Mitigation Measures:

  • Enhanced Monitoring: Implement additional monitoring tools and alerting mechanisms to detect outages sooner.
  • Redundancy and Failover: Review and enhance redundancy and failover strategies to improve the resilience and availability of database clusters.
  • Communication Improvements: Violet will enhance its communication protocols and procedures to ensure that channels are notified of any issues as quickly as possible.
  • Training and Education: Provide additional members of the Violet team with the tools and training to investigate and communicate outages when they occur.

Actions:

  • Violet will resync all external products that were modified during the window of the outage.
  • Violet will resync the external orders that originated through Violet and were modified during the window of the outage.

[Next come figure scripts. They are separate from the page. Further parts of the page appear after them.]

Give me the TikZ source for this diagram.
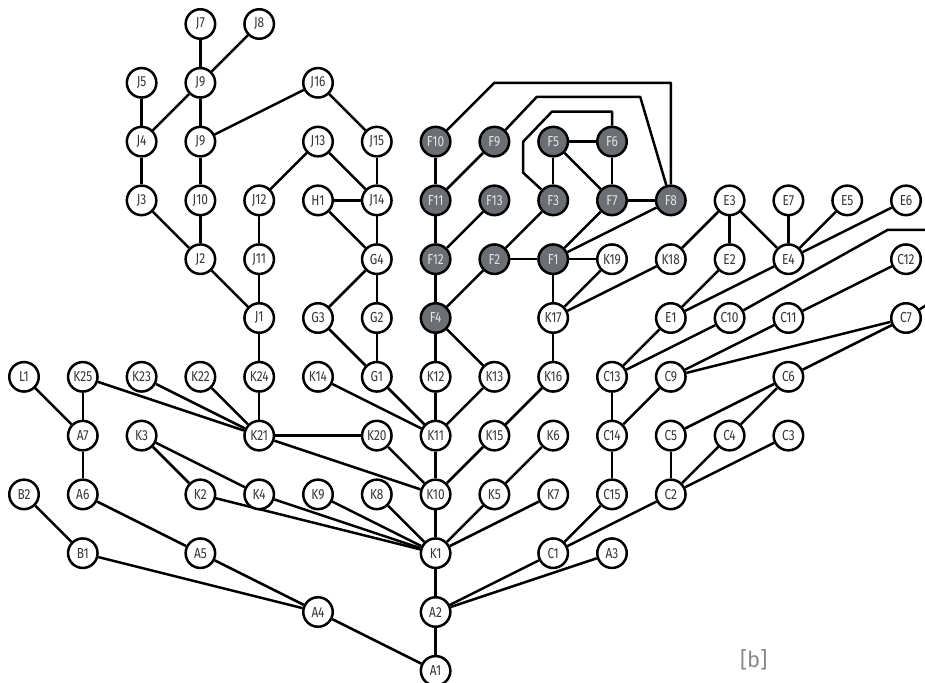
\documentclass[tikz,border=0pt]{standalone}
\usepackage{fontspec}
\newfontfamily\lblfont[FakeStretch=0.82]{Fira Sans}
\newfontfamily\capfont{Fira Sans}
\pgfdeclarelayer{bg}
\pgfsetlayers{bg,main}
\definecolor{txtgray}{HTML}{353535}
\definecolor{fgray}{HTML}{6B6F74}
\definecolor{ftext}{HTML}{E2E4E6}
\definecolor{capgray}{HTML}{8A8A8A}
\begin{document}
\begin{tikzpicture}[x=58.8pt,y=-58.8pt,
  wn/.style={circle, draw=black, line width=2.5pt, fill=white, minimum size=29.5pt, inner sep=0pt,
    font=\lblfont\fontsize{14.5}{14.5}\selectfont, text=txtgray},
  gn/.style={wn, fill=fgray, text=ftext},
  edge/.style={line width=2.5pt, line join=round, draw=black}]
\clip (-0.408,-0.408) rectangle (15.323,11.207);
\useasboundingbox (-0.408,-0.408) rectangle (15.323,11.207);
% row 0
\node[wn] (J7) at (3,0) {J7};
\node[wn] (J8) at (4,0) {J8};
% row 1
\node[wn] (J5) at (2,1) {J5};
\node[wn] (J9a) at (3,1) {J9};
\node[wn] (J16) at (5,1) {J16};
% row 2
\node[wn] (J4) at (2,2) {J4};
\node[wn] (J9b) at (3,2) {J9};
\node[wn] (J13) at (5,2) {J13};
\node[wn] (J15) at (6,2) {J15};
\node[gn] (F10) at (7,2) {F10};
\node[gn] (F9) at (8,2) {F9};
\node[gn] (F5) at (9,2) {F5};
\node[gn] (F6) at (10,2) {F6};
% row 3
\node[wn] (J3) at (2,3) {J3};
\node[wn] (J10) at (3,3) {J10};
\node[wn] (J12) at (4,3) {J12};
\node[wn] (H1) at (5,3) {H1};
\node[wn] (J14) at (6,3) {J14};
\node[gn] (F11) at (7,3) {F11};
\node[gn] (F13) at (8,3) {F13};
\node[gn] (F3) at (9,3) {F3};
\node[gn] (F7) at (10,3) {F7};
\node[gn] (F8) at (11,3) {F8};
\node[wn] (E3) at (12,3) {E3};
\node[wn] (E7) at (13,3) {E7};
\node[wn] (E5) at (14,3) {E5};
\node[wn] (E6) at (15,3) {E6};
% row 4
\node[wn] (J2) at (3,4) {J2};
\node[wn] (J11) at (4,4) {J11};
\node[wn] (G4) at (6,4) {G4};
\node[gn] (F12) at (7,4) {F12};
\node[gn] (F2) at (8,4) {F2};
\node[gn] (F1) at (9,4) {F1};
\node[wn] (K19) at (10,4) {K19};
\node[wn] (K18) at (11,4) {K18};
\node[wn] (E2) at (12,4) {E2};
\node[wn] (E4) at (13,4) {E4};
\node[wn] (C12) at (15,4) {C12};
% row 5
\node[wn] (J1) at (4,5) {J1};
\node[wn] (G3) at (5,5) {G3};
\node[wn] (G2) at (6,5) {G2};
\node[gn] (F4) at (7,5) {F4};
\node[wn] (K17) at (9,5) {K17};
\node[wn] (E1) at (11,5) {E1};
\node[wn] (C10) at (12,5) {C10};
\node[wn] (C11) at (13,5) {C11};
\node[wn] (C7) at (15,5) {C7};
% row 6
\node[wn] (L1) at (0,6) {L1};
\node[wn] (K25) at (1,6) {K25};
\node[wn] (K23) at (2,6) {K23};
\node[wn] (K22) at (3,6) {K22};
\node[wn] (K24) at (4,6) {K24};
\node[wn] (K14) at (5,6) {K14};
\node[wn] (G1) at (6,6) {G1};
\node[wn] (K12) at (7,6) {K12};
\node[wn] (K13) at (8,6) {K13};
\node[wn] (K16) at (9,6) {K16};
\node[wn] (C13) at (10,6) {C13};
\node[wn] (C9) at (11,6) {C9};
\node[wn] (C6) at (13,6) {C6};
% row 7
\node[wn] (A7) at (1,7) {A7};
\node[wn] (K3) at (2,7) {K3};
\node[wn] (K21) at (4,7) {K21};
\node[wn] (K20) at (6,7) {K20};
\node[wn] (K11) at (7,7) {K11};
\node[wn] (K15) at (8,7) {K15};
\node[wn] (K6) at (9,7) {K6};
\node[wn] (C14) at (10,7) {C14};
\node[wn] (C5) at (11,7) {C5};
\node[wn] (C4) at (12,7) {C4};
\node[wn] (C3) at (13,7) {C3};
% row 8
\node[wn] (B2) at (0,8) {B2};
\node[wn] (A6) at (1,8) {A6};
\node[wn] (K2) at (3,8) {K2};
\node[wn] (K4) at (4,8) {K4};
\node[wn] (K9) at (5,8) {K9};
\node[wn] (K8) at (6,8) {K8};
\node[wn] (K10) at (7,8) {K10};
\node[wn] (K5) at (8,8) {K5};
\node[wn] (K7) at (9,8) {K7};
\node[wn] (C15) at (10,8) {C15};
\node[wn] (C2) at (11,8) {C2};
% row 9
\node[wn] (B1) at (1,9) {B1};
\node[wn] (A5) at (3,9) {A5};
\node[wn] (K1) at (7,9) {K1};
\node[wn] (C1) at (9,9) {C1};
\node[wn] (A3) at (10,9) {A3};
% row 10-11
\node[wn] (A4) at (5,10) {A4};
\node[wn] (A2) at (7,10) {A2};
\node[wn] (A1) at (7,11) {A1};
% caption
\node[font=\capfont\fontsize{22}{22}\selectfont, text=capgray, inner sep=0pt] (cap) at (12.41,10.82) {[b]};
% bend coordinates
\coordinate (p10a) at (8,1);
\coordinate (p10b) at (11,1);
\coordinate (p9a) at (8.72,1.24);
\coordinate (p9b) at (10.48,1.24);
\coordinate (p6a) at (10,1.49);
\coordinate (p6b) at (8.98,1.49);
\coordinate (p6c) at (8.49,2.0);
\coordinate (p6d) at (8.49,2.53);
\coordinate (pc10a) at (14.69,3.5);
\coordinate (pc10b) at (15.6,3.5);
\coordinate (pc7) at (15.6,4.62);
\begin{pgfonlayer}{bg}
\foreach \a/\b in {J7/J9a, J8/J9a, J9a/J4, J9a/J9b, J5/J4, J4/J3, J3/J2, J9b/J10, J9b/J16, J10/J2, J2/J1,
  J12/J13, J12/J11, J11/J1, J1/K24, J16/J15, J15/J14, J13/J14, H1/J14, H1/G4, J14/G4, G4/G3, G4/G2,
  G3/G1, G2/G1, G1/K11, K14/K11, K24/K21, K25/K21, K23/K21, K22/K21, K21/K20, K21/K10, K20/K10,
  F4/K12, F4/K13, K12/K11, K13/K11, K11/K10, K15/K10, K16/K15, K17/K16, F1/K17, K19/K17, K18/K17,
  F10/F11, F9/F11, F11/F12, F13/F12, F12/F4, F2/F4, F2/F1, F3/F2, F5/F3, F5/F6, F5/F7, F6/F7, F7/F8,
  F7/F1, F8/F1, F1/K19, E3/K18, E3/E2, E3/E4, E7/E4, E5/E4, E6/E4, E2/E1, E4/E1, E1/C13, C10/C13,
  C13/C14, C9/C14, C11/C9, C11/C12, C7/C9, C7/C6, C6/C5, C6/C4, C14/C15, C15/C1, C5/C2, C4/C2, C3/C2,
  C2/C1, C1/A2, A3/A2, K1/A2, A2/A1, A4/A1, B1/A4, A5/A4, A6/A5, B2/B1, A7/A6, L1/A7, K25/A7,
  K3/K2, K3/K4, K2/K1, K4/K1, K9/K1, K8/K1, K10/K1, K5/K1, K7/K1, K6/K5}
  \draw[edge] (\a) -- (\b);
\draw[edge] (F10) -- (p10a) -- (p10b) -- (F8);
\draw[edge] (F9) -- (p9a) -- (p9b) -- (F8);
\draw[edge] (F6) -- (p6a) -- (p6b) -- (p6c) -- (p6d) -- (F3);
\draw[edge] (C10) -- (pc10a) -- (pc10b);
\draw[edge] (C7) -- (pc7);
\end{pgfonlayer}
\end{tikzpicture}
\end{document}
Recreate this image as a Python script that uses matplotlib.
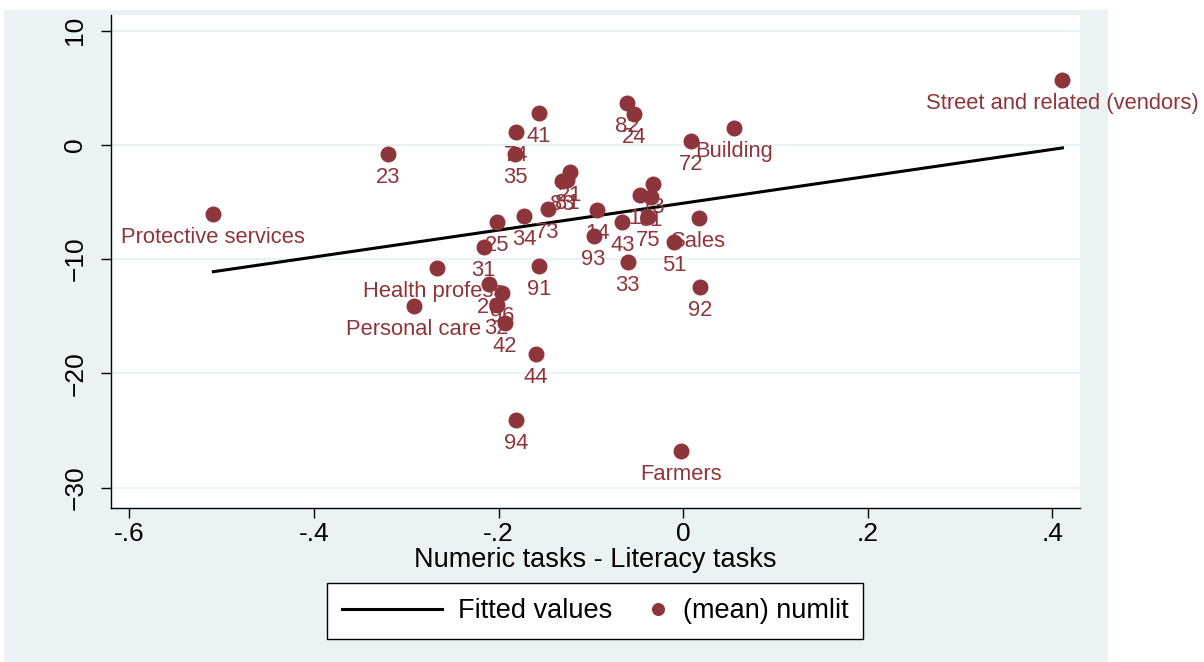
import numpy as np
import matplotlib
matplotlib.use("Agg")
import matplotlib.pyplot as plt
from matplotlib.patches import Rectangle
from matplotlib.legend_handler import HandlerLine2D

plt.rcParams['font.family'] = ['Liberation Sans', 'DejaVu Sans']

# occupation groups: label, numeric-literacy gap (x), mean numlit (y)
labels = ["Street and related (vendors)", "Building", "Protective services",
          "Health profess.", "Personal care", "Sales", "Farmers",
          "23", "41", "74", "35", "82", "24", "72", "21", "83", "81",
          "73", "34", "25", "31", "14", "93", "43", "13", "11", "61",
          "75", "51", "33", "91", "92", "26", "96", "32", "42", "44", "94"]
gap = [0.411, 0.055, -0.509, -0.267, -0.292, 0.017, -0.002,
       -0.320, -0.156, -0.181, -0.182, -0.061, -0.053, 0.009, -0.123, -0.131, -0.126,
       -0.147, -0.172, -0.202, -0.216, -0.093, -0.097, -0.066, -0.033, -0.047, -0.035,
       -0.038, -0.010, -0.060, -0.156, 0.018, -0.210, -0.196, -0.202, -0.193, -0.160, -0.181]
numlit = [5.69, 1.49, -6.04, -10.77, -14.10, -6.39, -26.80,
          -0.79, 2.80, 1.14, -0.79, 3.68, 2.71, 0.35, -2.36, -3.15, -3.06,
          -5.60, -6.22, -6.74, -8.93, -5.69, -7.97, -6.74, -3.41, -4.38, -4.55,
          -6.30, -8.49, -10.25, -10.60, -12.43, -12.17, -12.96, -14.01, -15.59, -18.30, -24.08]

# fitted values (linear fit)
fit_intercept = -5.10
fit_slope = 11.78

xticks = [-0.6, -0.4, -0.2, 0, 0.2, 0.4]
xtick_labels = ["-.6", "-.4", "-.2", "0", ".2", ".4"]
yticks = [10, 0, -10, -20, -30]

bg = "#EAF2F3"
maroon = "#8E353C"


class MarkerAtEnd(HandlerLine2D):
    # put the legend marker near the right end of its key
    def create_artists(self, legend, orig_handle, xdescent, ydescent,
                       width, height, fontsize, trans):
        arts = super().create_artists(legend, orig_handle, xdescent, ydescent,
                                      width, height, fontsize, trans)
        for a in arts:
            a.set_xdata([width - xdescent - 0.3 * fontsize])
        return arts


x = np.array(gap)
y = np.array(numlit)
xf = np.array([x.min(), x.max()])
yf = fit_intercept + fit_slope * xf

fig = plt.figure(figsize=(12.04, 6.62), dpi=100)
fig.patch.set_facecolor("white")
# graph region
fig.patches.append(Rectangle((4 / 1204, 0), (1108 - 4) / 1204, 1 - 10 / 662,
                             transform=fig.transFigure, facecolor=bg,
                             edgecolor="none", zorder=-10))

ax = fig.add_axes([111 / 1204, 1 - 508 / 662, (1080 - 111) / 1204, (508 - 15) / 662])
ax.set_facecolor("white")
ax.set_xlim(-0.620, 0.430)
ax.set_ylim(-31.79, 11.38)

for t in yticks:
    ax.axhline(t, color=bg, lw=1.6, zorder=0)

line, = ax.plot(xf, yf, color="black", lw=2.2, zorder=2)
pts, = ax.plot(x, y, "o", color=maroon, ms=10.5, zorder=4, linestyle="none")
for lab, xi, yi in zip(labels, x, y):
    ax.annotate(lab, (xi, yi), xytext=(0, -16.8), textcoords="offset points",
                ha="center", va="center", fontsize=15.8, color=maroon,
                zorder=3, annotation_clip=False)

for s in ["top", "right"]:
    ax.spines[s].set_visible(False)
ax.spines["left"].set_linewidth(1.0)
ax.spines["bottom"].set_linewidth(1.0)

ax.set_xticks(xticks)
ax.set_xticklabels(xtick_labels)
ax.set_yticks(yticks)
ax.tick_params(axis="x", length=7, width=1, pad=3, labelsize=19)
ax.tick_params(axis="y", length=7, width=1, pad=10, labelsize=19, labelrotation=90)
for t in ax.get_yticklabels():
    t.set_va("center")

ax.set_xlabel("Numeric tasks - Literacy tasks", fontsize=19.5, labelpad=1)

fig.legend([line, pts], ["Fitted values", "(mean) numlit"],
           handler_map={pts: MarkerAtEnd()},
           loc="center", bbox_to_anchor=(595 / 1204, 1 - 611 / 662), ncol=2,
           fontsize=19.5, frameon=True, fancybox=False, edgecolor="black",
           facecolor="white", framealpha=1, handlelength=3.7, columnspacing=-1.7,
           handletextpad=0.6, borderpad=0.55, markerscale=0.8)

fig.savefig("out.png", dpi=100)
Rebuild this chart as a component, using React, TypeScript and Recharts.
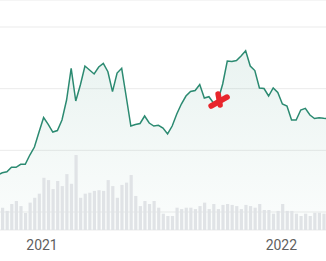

Conclusion: This database outage underscored the importance of robust incident response, proactive monitoring, and preventive measures to ensure the reliability and availability of Violets services. By conducting a thorough postmortem analysis, implementing lessons learned, and continuously improving monitoring and mitigation measures, Violet aims to enhance the resilience of its system to better serve our channels and merchants in the future.

Posted Mar 08, 2024 - 16:20 PST

Resolved
All services have recovered. Postmortem to follow.
Posted Mar 08, 2024 - 14:59 PST
Monitoring
DB maintenance has recovered and the Production Violet API is now running again. We will continue to monitor.
Posted Mar 08, 2024 - 14:56 PST
Identified
An automated DB patch from AWS has failed and appears to be in a failure retry loop.
Posted Mar 08, 2024 - 14:29 PST
Update
We are continuing to investigate this issue.
Posted Mar 08, 2024 - 14:06 PST
Investigating
We are currently investigating this issue.
Posted Mar 08, 2024 - 13:47 PST
This incident affected: Production API.